Hope in the Lord, Not the Patriots, the Giants, and Definitely Not the Cowboys

By David Mills Published on September 16, 2017

With the kick-off of the new NFL season, we wanted to launch our own season: a “Season of Inspiration.” Since we’re in Texas, where football is such a mighty part of the fall landscape, we thought it’d be fun to reflect on God from the gridiron. So each weekend over the course of the season we will feature an Inspiration piece sparked by football, however tangentially. Could be a game, a player, a memory, a news account, an athlete’s testimony, a sports movie, even a Scripture-quoting mascot. We leave that to the Stream writers who’ve joined the team and the Lord’s inspiration. 

We hope this series is a blessing.

It’s just football, so it doesn’t really matter.  You think your favorite football team is better than it is. A couple years ago, some psychologists asked people how many games their favorite team would win. The average prediction was 9.6 wins. That’s 307 wins all told. Which is impossible because the NFL only plays 256 games.

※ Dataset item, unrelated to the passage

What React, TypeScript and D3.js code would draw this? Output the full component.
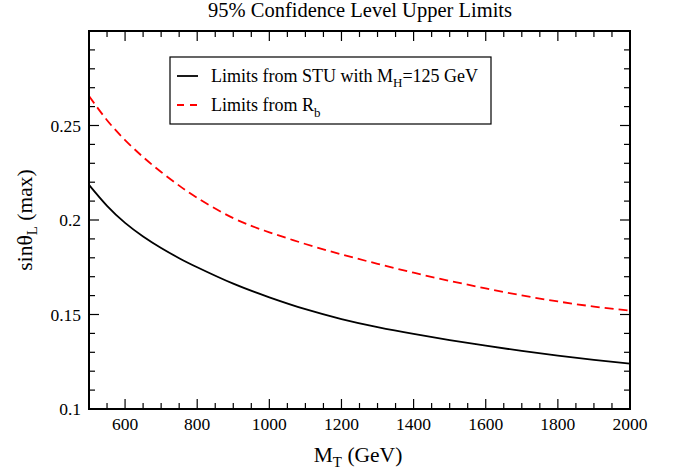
import React from "react";
import * as d3 from "d3";

const massGeV = [500, 550, 600, 650, 700, 750, 800, 900, 1000, 1100, 1200, 1300, 1400, 1500, 1600, 1700, 1800, 1900, 2000];
const stuLimit = [0.2186, 0.2075, 0.1985, 0.1913, 0.1852, 0.1798, 0.175, 0.1663, 0.1591, 0.1528, 0.1476, 0.1433, 0.1397, 0.1365, 0.1335, 0.1307, 0.1282, 0.126, 0.124];
const rbLimit = [0.2656, 0.2528, 0.2423, 0.2333, 0.2254, 0.2182, 0.2117, 0.201, 0.1935, 0.1873, 0.1818, 0.1768, 0.1721, 0.1678, 0.1638, 0.1601, 0.1569, 0.1542, 0.152];
const xMajorTicks = [600, 800, 1000, 1200, 1400, 1600, 1800, 2000];
const yMajorTicks = [0.1, 0.15, 0.2, 0.25];

const W = 675, H = 474;
const L = 89, R = 630, T = 31, B = 409;
const serif = "Liberation Serif, Times New Roman, serif";

export default function App() {
  const x = d3.scaleLinear().domain([500, 2000]).range([L, R]);
  const y = d3.scaleLinear().domain([0.1, 0.3]).range([B, T]);
  const line = d3.line<number>().x((_, i) => x(massGeV[i])).y((d) => y(d)).curve(d3.curveNatural);

  const xMinor = d3.range(550, 2001, 50).filter((v) => !xMajorTicks.includes(v));
  const yMinor = d3.range(0, 21).map((i) => 0.1 + i * 0.01).filter((_, i) => i % 5 !== 0);
  const yMajorAll = [0.1, 0.15, 0.2, 0.25, 0.3];

  const major = 10, minor = 6;

  return (
    <svg width={W} height={H} style={{ position: "absolute", left: 0, top: 0, background: "#fff", fontFamily: serif }}>
      <rect x={0} y={0} width={W} height={H} fill="#fff" />
      <text x={360} y={17} textAnchor="middle" fontSize={20.5} style={{ fontFamily: serif }}>95% Confidence Level Upper Limits</text>

      <path d={line(stuLimit) || ""} fill="none" stroke="#000" strokeWidth={1.8} />
      <path d={line(rbLimit) || ""} fill="none" stroke="#ff0000" strokeWidth={1.8} strokeDasharray="9,5" />

      <g stroke="#000" strokeWidth={1.2}>
        {xMajorTicks.map((v) => (
          <g key={"xm" + v}>
            <line x1={x(v)} x2={x(v)} y1={B} y2={B - major} />
            <line x1={x(v)} x2={x(v)} y1={T} y2={T + major} />
          </g>
        ))}
        {xMinor.map((v) => (
          <g key={"xn" + v}>
            <line x1={x(v)} x2={x(v)} y1={B} y2={B - minor} />
            <line x1={x(v)} x2={x(v)} y1={T} y2={T + minor} />
          </g>
        ))}
        {yMajorAll.map((v) => (
          <g key={"ym" + v}>
            <line x1={L} x2={L + major} y1={y(v)} y2={y(v)} />
            <line x1={R} x2={R - major} y1={y(v)} y2={y(v)} />
          </g>
        ))}
        {yMinor.map((v) => (
          <g key={"yn" + v}>
            <line x1={L} x2={L + minor} y1={y(v)} y2={y(v)} />
            <line x1={R} x2={R - minor} y1={y(v)} y2={y(v)} />
          </g>
        ))}
      </g>

      <rect x={L} y={T} width={R - L} height={B - T} fill="none" stroke="#000" strokeWidth={2} />

      <g style={{ fontFamily: serif }}>
        {xMajorTicks.map((v) => (
          <text key={"xl" + v} x={x(v)} y={430} textAnchor="middle" fontSize={17.5}>{v}</text>
        ))}
        {yMajorTicks.map((v) => (
          <text key={"yl" + v} x={81} y={y(v) + 6} textAnchor="end" fontSize={17.5}>{String(v)}</text>
        ))}

        <text x={358} y={462} textAnchor="middle" fontSize={21.5}>
          M<tspan fontSize={15} dy={5}>T</tspan><tspan dy={-5}> (GeV)</tspan>
        </text>
        <text transform={`translate(32,${(T + B) / 2}) rotate(-90)`} textAnchor="middle" fontSize={21.5}>
          sinθ<tspan fontSize={15} dy={5}>L</tspan><tspan dy={-5}> (max)</tspan>
        </text>
      </g>

      <rect x={170} y={57} width={321} height={67} fill="#fff" stroke="#000" strokeWidth={1.2} />
      <line x1={177} x2={198} y1={76} y2={76} stroke="#000" strokeWidth={1.8} />
      <line x1={177} x2={198} y1={105} y2={105} stroke="#ff0000" strokeWidth={1.8} strokeDasharray="7,6" />
      <g style={{ fontFamily: serif }}>
        <text x={211} y={82} fontSize={18}>
          Limits from STU with M<tspan fontSize={13} dy={5}>H</tspan><tspan dy={-5}>=125 GeV</tspan>
        </text>
        <text x={211} y={111} fontSize={18}>
          Limits from R<tspan fontSize={13} dy={6}>b</tspan>
        </text>
      </g>
    </svg>
  );
}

It’s called “optimism bias.” In football, no big deal. Your team will disappoint you, but okay. And if you’re a Patriots fan, you may just be realistic, despite last Thursday’s opener. Or a Giants fan, because they might make the Super Bowl. If you’re a Cowboys fan, just saying, that’s not optimism, that’s trusting in the powers of darkness.

But in football, as I say, mostly no big deal. In life, a big problem. In religion, a huge mistake. The road to Hell isn’t paved with good intentions. It’s paved with optimism bias.

Our Dangerous Optimism Bias

By “optimism bias,” the psychologists mean the human tendency to overestimate how good things are going to work for you and underestimate how bad things can be. Pretty much everyone feels like this about their lives, not just their favorite football teams. We even think our friends are better than average.

You can see how optimism bias can end in tears. That pain in your chest? Probably just heartburn. Gobble some antacids. That ache in your spine? Probably just a sprain. Lie down on the heating pad. Don’t need to see the doctor. You’re probably right. But you might be wrong. And if you’re wrong, you could die.

It’s not just your own life you’re messing with. You matter to a wife or husband or children. To your friends. To the people at your church and your neighbors. You matter to the people you help at the places you volunteer. To some of the people you work with.

We can think of many other examples. The person hits the gas to beat a red light and a car crossing from the side broadsides him. The guy working construction who ignores the safety regulations and gets badly hurt.

Someone else comes into work late and leaves early because he thinks the boss doesn’t care, and the boss does care and fires him. Another guy cheats on his taxes because whoever gets audited? Truth is for suckers! And a steely-eyed IRS agent audits him.

So why do we think like this? Are we careless? Certainly. Stupid? Probably. Selfish? Usually.

Optimism and the Christian Faith

What does this have to do with the Christian faith? This: Christianity does not offer you optimism. It is not affected by optimism bias. God knows exactly who and what you are. He loves you so much that He sent His only-begotten Son, but He’s got you cold.

Christianity tells you to face the facts without putting a positive spin on them. You’re not that good a driver. You can get cancer. You can get hurt at work. Your boss will fire you. The IRS will catch you.

You’re a sinner in need of grace. However optimistic you feel about yourself, you’ll die in your sins without God’s grace.

Christianity is hopeful. That’s far better good news than we get from human optimism, especially since we tend to be more optimistic than we should. The Catechism of the Catholic Church defines hope this way: “Hope is the theological virtue by which we desire the kingdom of heaven and eternal life as our happiness, placing our trust in Christ’s promises and relying not on our own strength, but on the help of the grace of the Holy Spirit.”

In other words, we hope for the best possible outcome and we have good reason to believe we shall get it. We can be optimistic or pessimistic about our lives. It doesn’t much matter. What matters is what God has done for us and has promised to do for us. Believing that he’ll do what he has said he’ll do is what the Church calls “hope.” He knows exactly who and what we are and sent His only-begotten Son that we should not perish but have everlasting life.

You might say that we hope to win the eternal Super Bowl because we’re on the team that’s guaranteed to win every year for ever and ever. Even the Patriots can’t do that.